We've seen all of these things before. What interests me in particular is the second story of 301-305 Main, where we see several awnings and a sign jutting out, all with the word "Dentist." At street level, under the big sign for the law partnership of Bozarth & Bozarth,[1] there is a small plaque with the nearly illegible name of a dentist.

The 1910 Census shows two dentists in town — Fred Werner and Charles Kenward — and of those two names, I think Kenward looks more likely.

But I never heard of Charles Kenward before. How is it possible that I've read so many issues of Hobart newspapers from this era and never heard of one of the two town dentists?

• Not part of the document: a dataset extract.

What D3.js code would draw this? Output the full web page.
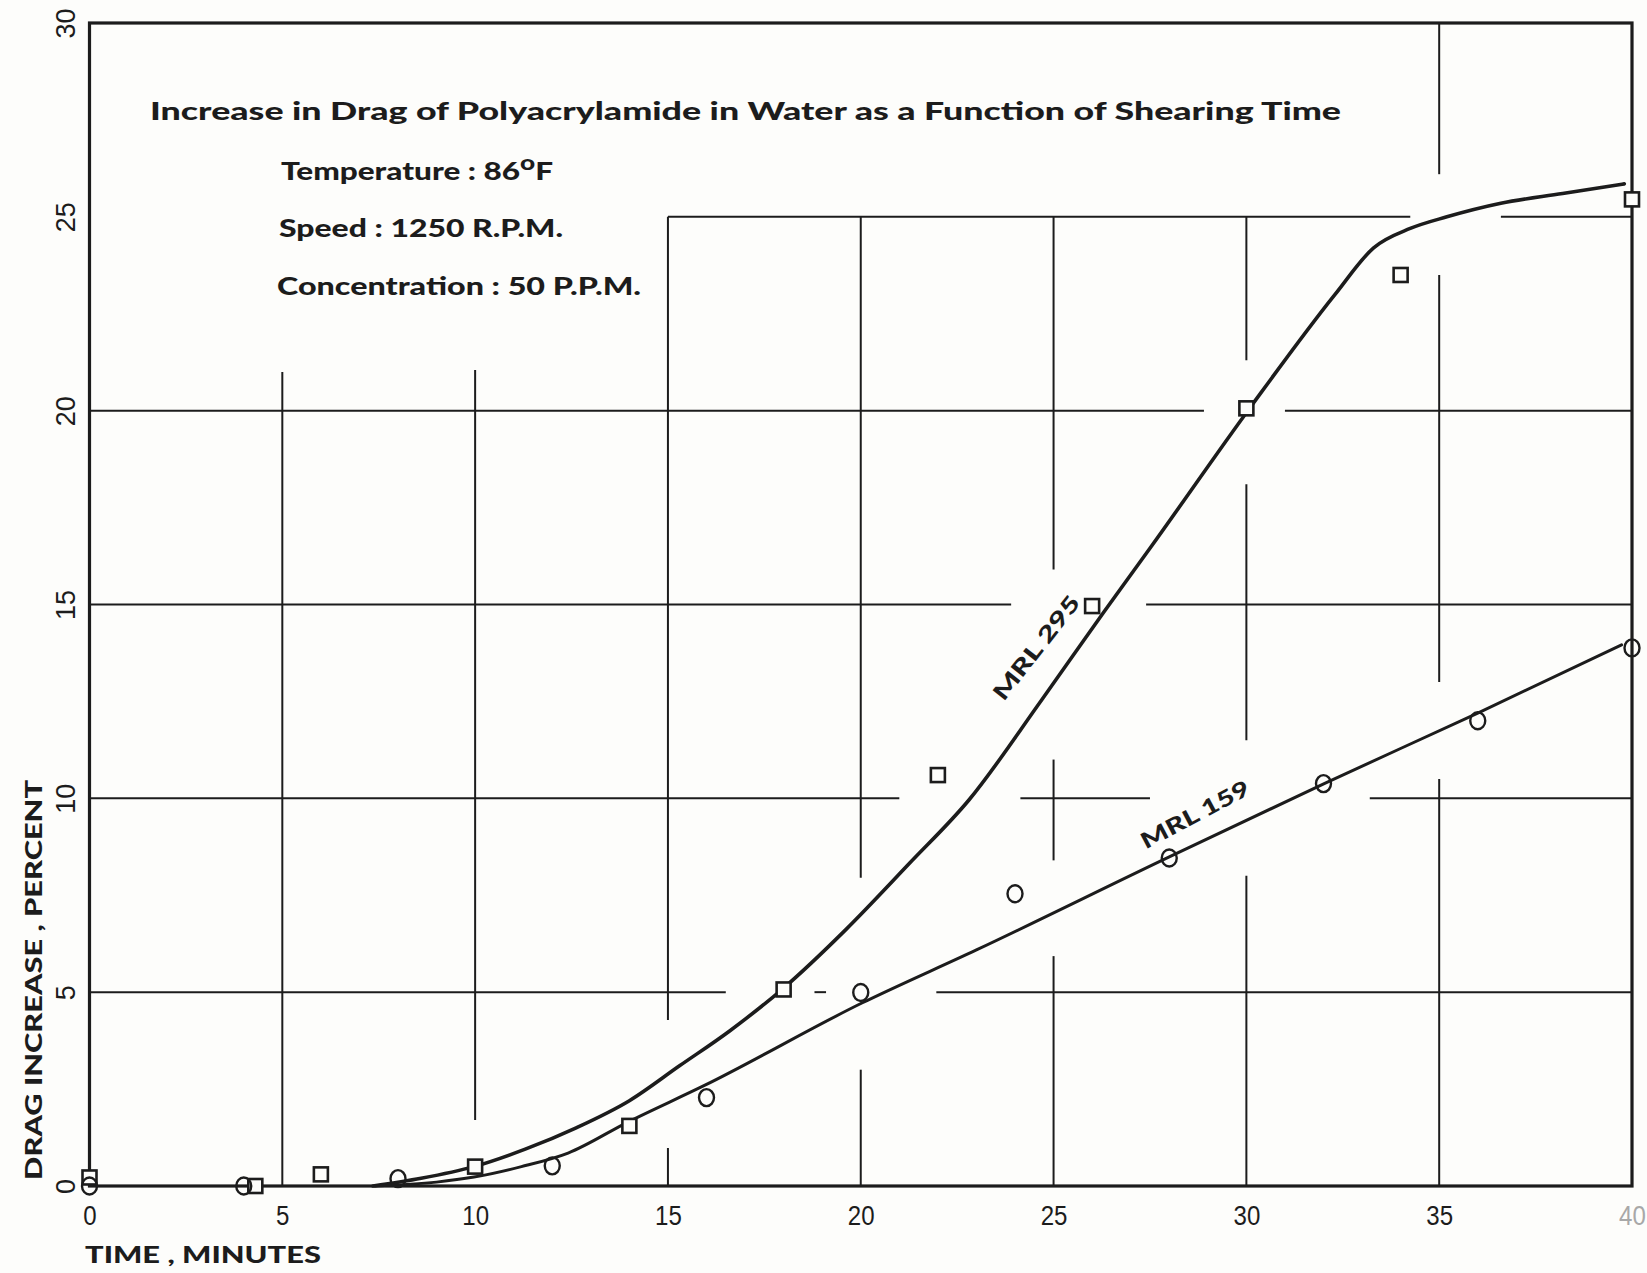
<!DOCTYPE html>
<html>
<head>
<meta charset="utf-8">
<script src="https://cdn.jsdelivr.net/npm/d3@7"></script>
<style>
  html, body { margin: 0; padding: 0; background: #fdfdfb; }
  svg { display: block; }
</style>
</head>
<body>
<svg id="chart" width="1647" height="1273"></svg>
<script>
// ---- data ----
const xTicks = [0, 5, 10, 15, 20, 25, 30, 35, 40];
const yTicks = [0, 5, 10, 15, 20, 25, 30];

// MRL 295 measured points (squares)
const mrl295Time = [0, 4.3, 6, 10, 14, 18, 22, 26, 30, 34, 40];
const mrl295Drag = [0.22, 0, 0.3, 0.5, 1.55, 5.07, 10.6, 14.96, 20.06, 23.5, 25.45];

// MRL 159 measured points (circles)
const mrl159Time = [0, 4, 8, 12, 16, 20, 24, 28, 32, 36, 40];
const mrl159Drag = [0, 0, 0.19, 0.52, 2.28, 4.99, 7.54, 8.46, 10.38, 12.0, 13.88];

// hand drawn fitted curves
const curve295Time = [7.35, 8.6, 9.97, 11.3, 12.62, 14.0, 15.3, 16.6, 17.97, 19.6, 21.27, 22.8, 24.7, 26.3, 27.5, 30.09, 32.3, 33.3, 34.25, 35.2, 36.6, 38.2, 39.8];
const curve295Drag = [0, 0.2, 0.5, 0.95, 1.5, 2.2, 3.1, 4.0, 5.08, 6.6, 8.33, 9.95, 12.55, 14.8, 16.45, 20.07, 23.0, 24.2, 24.7, 25.0, 25.35, 25.6, 25.85];

const curve159Time = [7.4, 9.0, 9.97, 11.2, 12.41, 13.96, 15.96, 20.03, 23.0, 28.0, 32.06, 36.0, 39.73];
const curve159Drag = [0, 0.1, 0.23, 0.5, 0.85, 1.65, 2.6, 4.72, 6.09, 8.49, 10.4, 12.2, 13.96];

// broken grid lines of the original paper (data units)
const hGridY    = [5, 5, 5, 10, 10, 10, 15, 15, 20, 20, 25, 25];
const hGridFrom = [0, 18.8, 21.96, 0, 24.14, 33.2, 0, 27.4, 0, 31.0, 15, 36.6];
const hGridTo   = [16.5, 19.1, 40, 21.0, 27.5, 40, 23.9, 40, 28.9, 40, 34.25, 40];

const vGridX    = [5, 10, 15, 15, 20, 20, 25, 25, 25, 30, 30, 30, 35, 35, 35];
const vGridFrom = [0, 1.7, 0, 4.28, 0, 7.95, 0, 8.4, 15.9, 0, 11.5, 21.3, 0, 13.0, 26.1];
const vGridTo   = [21.0, 21.05, 0.98, 25, 3.0, 25, 5.93, 11.0, 25, 8.0, 18.1, 25, 10.5, 23.5, 30];

const titleText = "Increase in Drag of  Polyacrylamide  in Water  as a  Function of  Shearing Time";
const speedText = "Speed : 1250 R.P.M.";
const concText = "Concentration : 50 P.P.M.";
const xLabel = "TIME , MINUTES";
const yLabel = "DRAG INCREASE , PERCENT";

const ink = "#1c1c1c";
const boldFont = "Lato, 'Open Sans', sans-serif";
const numFont = "'Liberation Sans', Arial, sans-serif";

function drawChart() {
  const svg = d3.select("#chart");

  const x = d3.scaleLinear().domain([0, 40]).range([89.5, 1632]);
  const y = d3.scaleLinear().domain([0, 30]).range([1186, 23]);

  svg.append("rect")
    .attr("width", 1647).attr("height", 1273)
    .attr("fill", "#fdfdfb");

  // grid
  const grid = svg.append("g").attr("stroke", ink).attr("stroke-width", 2);
  hGridY.forEach((v, i) => {
    grid.append("line")
      .attr("x1", x(hGridFrom[i])).attr("x2", x(hGridTo[i]))
      .attr("y1", y(v)).attr("y2", y(v));
  });
  vGridX.forEach((v, i) => {
    grid.append("line")
      .attr("x1", x(v)).attr("x2", x(v))
      .attr("y1", y(vGridFrom[i])).attr("y2", y(vGridTo[i]));
  });

  // frame
  svg.append("rect")
    .attr("x", x(0)).attr("y", y(30))
    .attr("width", x(40) - x(0)).attr("height", y(0) - y(30))
    .attr("fill", "none").attr("stroke", ink).attr("stroke-width", 3.2);

  // tick labels with d3 axes
  const xAxis = svg.append("g")
    .attr("transform", `translate(0,${y(0)})`)
    .call(d3.axisBottom(x).tickValues(xTicks).tickSize(0).tickPadding(19).tickFormat(d3.format("d")));
  xAxis.select(".domain").remove();
  xAxis.selectAll("text")
    .attr("font-family", numFont)
    .attr("font-size", 28)
    .attr("fill", d => d === 40 ? "#a8a8a8" : ink)
    .attr("x", 0)
    .attr("transform", "scale(0.86,1)")
    .attr("dy", "0.71em");

  const yAxis = svg.append("g")
    .attr("transform", `translate(${x(0)},0)`)
    .call(d3.axisLeft(y).tickValues(yTicks).tickSize(0).tickFormat(d3.format("d")));
  yAxis.select(".domain").remove();
  yAxis.selectAll("text")
    .attr("x", 0).attr("dy", null)
    .attr("text-anchor", "middle")
    .attr("dominant-baseline", "central")
    .attr("font-family", numFont)
    .attr("font-size", 27)
    .attr("fill", ink)
    .attr("transform", "translate(-24,0) rotate(-90)");

  // axis titles
  svg.append("text")
    .attr("x", 85).attr("y", 1263)
    .attr("font-family", boldFont).attr("font-weight", 900)
    .attr("font-size", 22).attr("fill", ink)
    .attr("textLength", 236).attr("lengthAdjust", "spacingAndGlyphs")
    .text(xLabel);

  svg.append("text")
    .attr("transform", "translate(42,1180) rotate(-90)")
    .attr("font-family", boldFont).attr("font-weight", 900)
    .attr("font-size", 22).attr("fill", ink)
    .attr("textLength", 400).attr("lengthAdjust", "spacingAndGlyphs")
    .text(yLabel);

  // title block
  const tb = svg.append("g")
    .attr("font-family", boldFont).attr("font-weight", 900)
    .attr("font-size", 24).attr("fill", ink);
  tb.append("text").attr("x", 150).attr("y", 120)
    .attr("textLength", 1191).attr("lengthAdjust", "spacingAndGlyphs")
    .text(titleText);
  const temp = tb.append("text").attr("x", 281).attr("y", 180)
    .attr("textLength", 272).attr("lengthAdjust", "spacingAndGlyphs");
  temp.append("tspan").text("Temperature : 86");
  temp.append("tspan").attr("dy", -10).attr("font-size", 20).text("o");
  temp.append("tspan").attr("dy", 10).text("F");
  tb.append("text").attr("x", 279).attr("y", 237)
    .attr("textLength", 284).attr("lengthAdjust", "spacingAndGlyphs")
    .text(speedText);
  tb.append("text").attr("x", 277).attr("y", 295)
    .attr("textLength", 364).attr("lengthAdjust", "spacingAndGlyphs")
    .text(concText);

  // fitted curves
  const line = d3.line()
    .x(d => x(d[0])).y(d => y(d[1]))
    .curve(d3.curveMonotoneX);

  svg.append("path")
    .datum(curve295Time.map((t, i) => [t, curve295Drag[i]]))
    .attr("d", line)
    .attr("fill", "none").attr("stroke", ink)
    .attr("stroke-width", 3.6).attr("stroke-linecap", "round");

  svg.append("path")
    .datum(curve159Time.map((t, i) => [t, curve159Drag[i]]))
    .attr("d", line)
    .attr("fill", "none").attr("stroke", ink)
    .attr("stroke-width", 3).attr("stroke-linecap", "round");

  // markers
  svg.append("g").selectAll("rect")
    .data(mrl295Time.map((t, i) => [t, mrl295Drag[i]]))
    .join("rect")
    .attr("x", d => x(d[0]) - 7).attr("y", d => y(d[1]) - 7)
    .attr("width", 14).attr("height", 14)
    .attr("fill", "#fdfdfb").attr("stroke", ink).attr("stroke-width", 2.6);

  svg.append("g").selectAll("ellipse")
    .data(mrl159Time.map((t, i) => [t, mrl159Drag[i]]))
    .join("ellipse")
    .attr("cx", d => x(d[0])).attr("cy", d => y(d[1]))
    .attr("rx", 7.5).attr("ry", 8.5)
    .attr("fill", "none").attr("stroke", ink).attr("stroke-width", 2.4);

  // curve labels
  svg.append("text")
    .attr("transform", `translate(${x(24.54)},${y(13.9)}) rotate(-52)`)
    .attr("text-anchor", "middle").attr("dominant-baseline", "central")
    .attr("font-family", boldFont).attr("font-weight", 900)
    .attr("font-size", 22).attr("fill", ink)
    .attr("textLength", 126).attr("lengthAdjust", "spacingAndGlyphs")
    .text("MRL 295");

  svg.append("text")
    .attr("transform", `translate(${x(28.66)},${y(9.6)}) rotate(-28)`)
    .attr("text-anchor", "middle").attr("dominant-baseline", "central")
    .attr("font-family", boldFont).attr("font-weight", 900)
    .attr("font-size", 22).attr("fill", ink)
    .attr("textLength", 120).attr("lengthAdjust", "spacingAndGlyphs")
    .text("MRL 159");
}

drawChart();
</script>
</body>
</html>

His obituary, from the Hobart Gazette of June 10, 1943, says that he moved to Hobart in 1905 and practiced his profession here until 1918.

2022-12-12. 1943-06-10 Gazette, Dr. Kenward, Former Hobart Dentist, Dies Thursday
(Click on image to enlarge)

2022-12-12. Dr. Charles Franklin Kenward
Image from

♦    ♦    ♦

I already covered most of the other businesses in this photo in another post about a similar postcard, dated the same year, but looking at this side of the 300 block from the other direction.

Notice that the awning of Scheddell's Drug Store reads "The Mackey Drug Store."

Turning the postcard over, we find it signed "Evea" — I think that's Evea Miller, whom we've met before.

2022-12-12. Main Street 1911-02-01 b

The Floyd with a cold was her toddler-age son. I wonder whom she was planning on leaving him at home with? As for poor Nora, she is a mystery to me.

[1] I'm not sure who the lawyers were; possibly Nelson and William Bozarth, father and son, who were Valparaiso residents in 1910 but might have had an office in Hobart.